_Your objective_. Write out the listing from the line with "Rebuild this diagram" to the line with "(0,0) rectangle (1168,403);", both lines included, exactly and nothing beyond. Leave pictures out.

········

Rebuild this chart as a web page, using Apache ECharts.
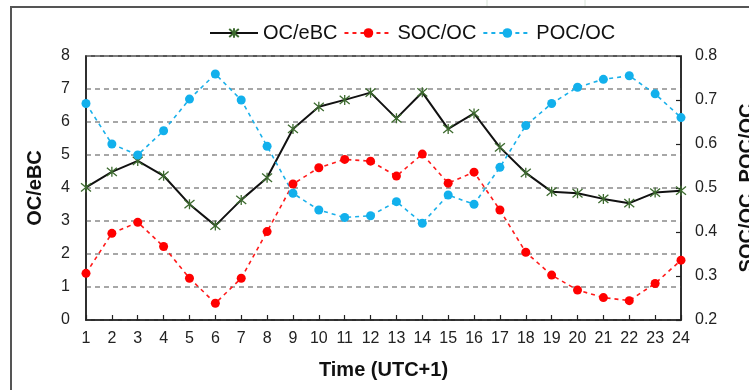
<!DOCTYPE html>
<html>
<head>
<meta charset="utf-8">
<script src="https://cdn.jsdelivr.net/npm/echarts@6/dist/echarts.min.js"></script>
<style>
  html, body { margin: 0; padding: 0; background: #fff; }
  #chart { width: 749px; height: 390px; }
</style>
</head>
<body>
<div id="chart"></div>
<script>
// hours of the day (x categories)
var hours = ['1','2','3','4','5','6','7','8','9','10','11','12','13','14','15','16','17','18','19','20','21','22','23','24'];

// left axis
var ocEbc = [4.02, 4.49, 4.82, 4.37, 3.51, 2.86, 3.64, 4.31, 5.79, 6.46, 6.67, 6.89,
             6.11, 6.90, 5.79, 6.26, 5.23, 4.46, 3.89, 3.84, 3.67, 3.54, 3.86, 3.92];

// right axis
var socOc = [0.306, 0.397, 0.422, 0.367, 0.295, 0.238, 0.295, 0.401, 0.509, 0.546, 0.565, 0.561,
             0.527, 0.577, 0.511, 0.536, 0.450, 0.354, 0.302, 0.268, 0.251, 0.244, 0.283, 0.336];
var pocOc = [0.692, 0.600, 0.575, 0.630, 0.702, 0.759, 0.700, 0.595, 0.488, 0.450, 0.433, 0.437,
             0.469, 0.420, 0.484, 0.463, 0.547, 0.642, 0.692, 0.729, 0.747, 0.755, 0.714, 0.660];

var font = 'Liberation Sans, Arial, sans-serif';
// excel-like asterisk marker
var starPath = 'path://M0,0L10,10M10,0L0,10M5,-1L5,11';

var chart = echarts.init(document.getElementById('chart'));

var option = {
    animation: false,
    textStyle: { fontFamily: font },
    graphic: [
        {
            type: 'rect',
            shape: { x: 11, y: 7, width: 800, height: 420 },
            style: { fill: 'none', stroke: '#555', lineWidth: 2 }
        },
        {
            type: 'line',
            shape: { x1: 487, y1: 0, x2: 487, y2: 6 },
            style: { stroke: '#d8e4d8', lineWidth: 1 }
        },
        {
            type: 'line',
            shape: { x1: 585, y1: 0, x2: 585, y2: 6 },
            style: { stroke: '#d8e4d8', lineWidth: 1 }
        }
    ],
    legend: {
        top: 18,
        left: 204,
        itemWidth: 48,
        itemHeight: 12,
        itemGap: 6,
        textStyle: { fontSize: 20, color: '#111', fontFamily: font },
        data: ['OC/eBC', 'SOC/OC', 'POC/OC']
    },
    grid: {
        left: 86,
        right: 68,
        top: 56,
        bottom: 70,
        outerBoundsMode: 'none',
        show: true,
        borderColor: '#222',
        borderWidth: 1.5
    },
    xAxis: {
        type: 'category',
        data: hours,
        boundaryGap: false,
        name: 'Time (UTC+1)',
        nameLocation: 'middle',
        nameGap: 40,
        nameTextStyle: { fontSize: 20, fontWeight: 'bold', color: '#111' },
        axisLine: { lineStyle: { color: '#222', width: 1.5 } },
        axisTick: { inside: true, length: 5, lineStyle: { color: '#222', width: 1.2 } },
        axisLabel: { fontSize: 16, color: '#222', margin: 11, interval: 0 }
    },
    yAxis: [
        {
            type: 'value',
            min: 0,
            max: 8,
            interval: 1,
            name: 'OC/eBC',
            nameLocation: 'middle',
            nameGap: 41,
            nameRotate: 90,
            nameTextStyle: { fontSize: 20, fontWeight: 'bold', color: '#111' },
            axisLine: { show: true, lineStyle: { color: '#222', width: 1.5 } },
            axisTick: { show: false },
            axisLabel: { fontSize: 16, color: '#222', margin: 16 },
            splitLine: { lineStyle: { color: '#8a8a8a', type: [5, 4], width: 1.5 } }
        },
        {
            type: 'value',
            position: 'right',
            min: 0.2,
            max: 0.8,
            interval: 0.1,
            name: 'SOC/OC, POC/OC',
            nameLocation: 'middle',
            nameGap: 56,
            nameRotate: 90,
            nameTextStyle: { fontSize: 20, fontWeight: 'bold', color: '#111' },
            axisLine: { show: true, lineStyle: { color: '#222', width: 1.5 } },
            axisTick: { show: true, inside: true, length: 5, lineStyle: { color: '#222', width: 1.2 } },
            axisLabel: {
                fontSize: 16,
                color: '#222',
                margin: 14,
                formatter: function(v) { return v.toFixed(1); }
            },
            splitLine: { show: false }
        }
    ],
    series: [
        {
            name: 'OC/eBC',
            type: 'line',
            yAxisIndex: 0,
            data: ocEbc,
            symbol: starPath,
            symbolSize: 10,
            z: 3,
            lineStyle: { color: '#111', width: 2 },
            itemStyle: { color: 'rgba(0,0,0,0)', borderColor: '#3d6b2f', borderWidth: 1.3 }
        },
        {
            name: 'SOC/OC',
            type: 'line',
            yAxisIndex: 1,
            data: socOc,
            symbol: 'circle',
            symbolSize: 9,
            lineStyle: { color: '#ff1a1a', width: 1.6, type: [4, 4] },
            itemStyle: { color: '#ff0000' }
        },
        {
            name: 'POC/OC',
            type: 'line',
            yAxisIndex: 1,
            data: pocOc,
            symbol: 'circle',
            symbolSize: 9,
            lineStyle: { color: '#1ab0ea', width: 1.6, type: [4, 4] },
            itemStyle: { color: '#12b0ec' }
        }
    ]
};

chart.setOption(option);
</script>
</body>
</html>
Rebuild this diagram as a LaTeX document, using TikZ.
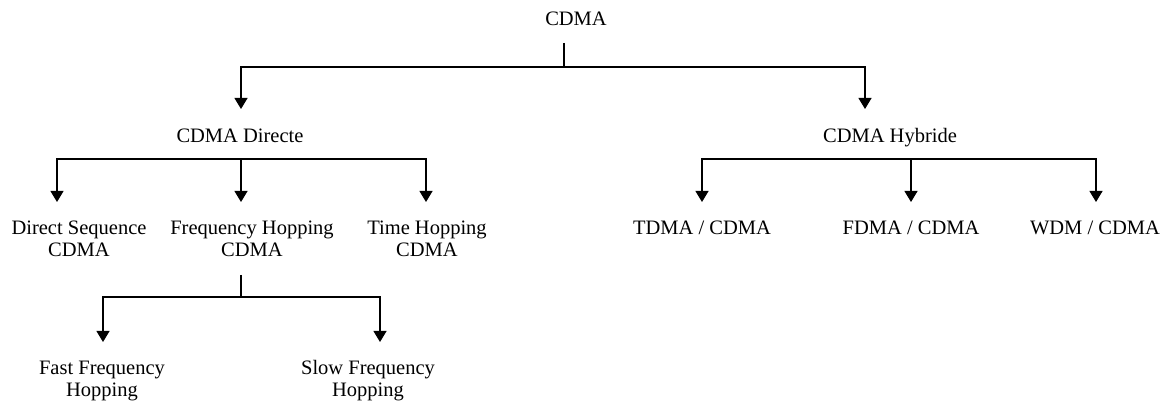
\documentclass[tikz,border=0pt]{standalone}
\usepackage{fontspec}
\setmainfont{Liberation Serif}
\usetikzlibrary{arrows.meta}
\tikzset{
  label/.style={inner sep=0pt, outer sep=0pt, anchor=base, align=center,
    font=\fontsize{20.5}{22.5}\selectfont},
  link/.style={line width=1.2pt, black},
  down/.style={link, -{Triangle[width=13pt,length=11pt]}}
}
\begin{document}
\begin{tikzpicture}[x=1pt,y=-1pt]
  \useasboundingbox (0,0) rectangle (1168,403);

  % labels (two-line labels are placed by the baseline of their last line)
  \node[label] (cdma)  at (576,26)  {CDMA};
  \node[label] (dir)   at (240,143) {CDMA Directe};
  \node[label] (hyb)   at (890,143) {CDMA Hybride};
  \node[label] (ds)    at (79,257)  {Direct Sequence\\CDMA};
  \node[label] (fh)    at (252,257) {Frequency Hopping\\CDMA};
  \node[label] (th)    at (427,257) {Time Hopping\\CDMA};
  \node[label] (tdma)  at (702,235) {TDMA / CDMA};
  \node[label] (fdma)  at (911,235) {FDMA / CDMA};
  \node[label] (wdm)   at (1095,235) {WDM / CDMA};
  \node[label] (ffh)   at (102,397) {Fast Frequency\\Hopping};
  \node[label] (sfh)   at (368,397) {Slow Frequency\\Hopping};

  % junction points and arrow tips
  \coordinate (cdmaStem) at (564,43);
  \coordinate (cdmaBus)  at (564,67);
  \coordinate (dirTip)   at (241,109);
  \coordinate (hybTip)   at (865,109);

  \coordinate (dsTip)   at (57,202);
  \coordinate (fhTip)   at (241,202);
  \coordinate (thTip)   at (426,202);
  \coordinate (tdmaTip) at (702,202);
  \coordinate (fdmaTip) at (911,202);
  \coordinate (wdmTip)  at (1096,202);
  \coordinate (dirBus)  at (241,159);
  \coordinate (hybBus)  at (911,159);

  \coordinate (fhStem)  at (241,275);
  \coordinate (fhBus)   at (241,297);
  \coordinate (ffhTip)  at (103,342);
  \coordinate (sfhTip)  at (380,342);

  % CDMA -> two families
  \draw[link] (cdmaStem) -- (cdmaBus);
  \draw[down] (cdmaBus) -| (dirTip);
  \draw[down] (cdmaBus) -| (hybTip);

  % CDMA Directe -> three techniques
  \draw[down] (dirBus) -| (dsTip);
  \draw[down] (dirBus) -- (fhTip);
  \draw[down] (dirBus) -| (thTip);

  % CDMA Hybride -> three combinations
  \draw[down] (hybBus) -| (tdmaTip);
  \draw[down] (hybBus) -- (fdmaTip);
  \draw[down] (hybBus) -| (wdmTip);

  % Frequency Hopping -> fast / slow
  \draw[link] (fhStem) -- (fhBus);
  \draw[down] (fhBus) -| (ffhTip);
  \draw[down] (fhBus) -| (sfhTip);
\end{tikzpicture}
\end{document}
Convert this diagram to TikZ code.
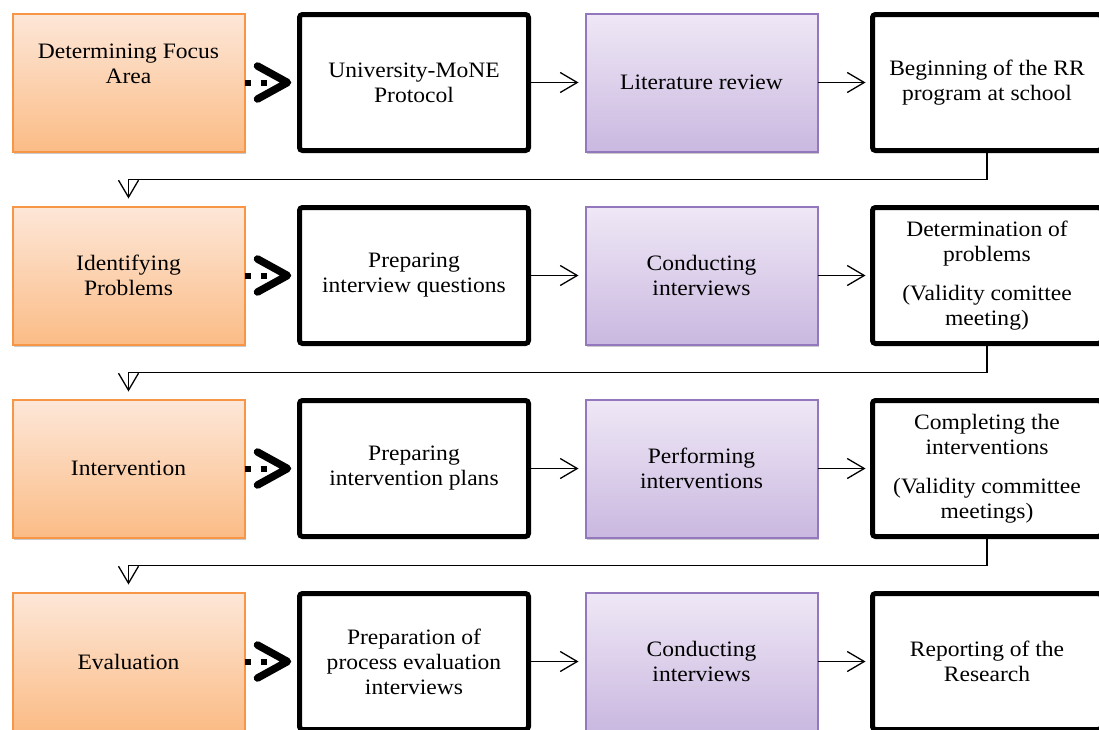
\documentclass[tikz,border=0pt]{standalone}
\usepackage{fontspec}
\setmainfont{Liberation Serif}[FakeStretch=1.07]
\usetikzlibrary{arrows.meta,shadows,calc}
\definecolor{orTop}{HTML}{FDE7D8}
\definecolor{orBot}{HTML}{FBBC86}
\definecolor{orBorder}{HTML}{F79646}
\definecolor{puTop}{HTML}{EFE8F6}
\definecolor{puBot}{HTML}{CAB8E0}
\definecolor{puBorder}{HTML}{9378BE}
\begin{document}
\begin{tikzpicture}[x=1pt,y=-1pt,
  every node/.style={font=\fontsize{22}{25}\selectfont, align=center, inner sep=0pt, outer sep=0pt},
  orangebox/.style={draw=orBorder, line width=2pt, top color=orTop, bottom color=orBot,
    minimum width=232pt, minimum height=138pt,
    drop shadow={opacity=0.35, shadow xshift=1.5pt, shadow yshift=-2.5pt, fill=black!60}},
  purplebox/.style={draw=puBorder, line width=2pt, top color=puTop, bottom color=puBot,
    minimum width=232pt, minimum height=138pt,
    drop shadow={opacity=0.35, shadow xshift=1.5pt, shadow yshift=-2.5pt, fill=black!60}},
  blackbox/.style={draw=black, line width=5pt, fill=white, rounded corners=3pt,
    minimum width=229pt, minimum height=136pt},
  dotline/.style={line width=6pt, dash pattern=on 6pt off 10pt},
  chevron/.style={line width=7.5pt, line cap=round, line join=round},
  thinarrow/.style={line width=1.3pt, -{Straight Barb[length=17pt,width=20pt,line width=1.3pt]}, shorten >=7pt},
  downarrow/.style={line width=1.3pt, -{Straight Barb[length=17pt,width=20pt,line width=1.3pt]}, shorten >=8pt}
]
\useasboundingbox (0,0) rectangle (1099,729);

% Row 1
\node[orangebox] (o1) at (128.5,82.5) {Determining Focus\\Area\\[12pt]\mbox{}};
\node[blackbox] (b1) at (414,82.5) {University-MoNE\\Protocol};
\node[purplebox] (p1) at (701.5,82.5) {Literature review};
\node[blackbox] (c1) at (987,82.5) {Beginning of the RR\\program at school};

% Row 2
\node[orangebox] (o2) at (128.5,275.5) {Identifying\\Problems};
\node[blackbox] (b2) at (414,275.5) {Preparing\\interview questions};
\node[purplebox] (p2) at (701.5,275.5) {Conducting\\interviews};
\node[blackbox] (c2) at (987,275.5) {Determination of\\problems\\[14pt](Validity comittee\\meeting)};

% Row 3
\node[orangebox] (o3) at (128.5,468.5) {Intervention};
\node[blackbox] (b3) at (414,468.5) {Preparing\\intervention plans};
\node[purplebox] (p3) at (701.5,468.5) {Performing\\interventions};
\node[blackbox] (c3) at (987,468.5) {Completing the\\interventions\\[14pt](Validity committee\\meetings)};

% Row 4
\node[orangebox] (o4) at (128.5,661.5) {Evaluation};
\node[blackbox] (b4) at (414,661.5) {Preparation of\\process evaluation\\interviews};
\node[purplebox] (p4) at (701.5,661.5) {Conducting\\interviews};
\node[blackbox] (c4) at (987,661.5) {Reporting of the\\Research};

% Connectors
\foreach \r in {1,2,3,4}{
  \draw[dotline] (o\r.east) -- ($(b\r.west)+(-25,0)$);
  \draw[chevron] ($(b\r.west)+(-42,-16.5)$) -- ($(b\r.west)+(-12,0)$) -- ($(b\r.west)+(-42,16.5)$);
  \draw[thinarrow] (b\r.east) -- (p\r.west);
  \draw[thinarrow] (p\r.east) -- (c\r.west);
}
\draw[downarrow] (c1.south) -- ++(0,29) -| (o2.north);
\draw[downarrow] (c2.south) -- ++(0,29) -| (o3.north);
\draw[downarrow] (c3.south) -- ++(0,29) -| (o4.north);
\end{tikzpicture}
\end{document}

········

_Full solution_.
Rebuild this diagram as a LaTeX document, using TikZ.
\documentclass[tikz,border=0pt]{standalone}
\usepackage{fontspec}
\setmainfont{Liberation Serif}
\usetikzlibrary{arrows.meta}
\tikzset{
  label/.style={inner sep=0pt, outer sep=0pt, anchor=base, align=center,
    font=\fontsize{20.5}{22.5}\selectfont},
  link/.style={line width=1.2pt, black},
  down/.style={link, -{Triangle[width=13pt,length=11pt]}}
}
\begin{document}
\begin{tikzpicture}[x=1pt,y=-1pt]
  \useasboundingbox (0,0) rectangle (1168,403);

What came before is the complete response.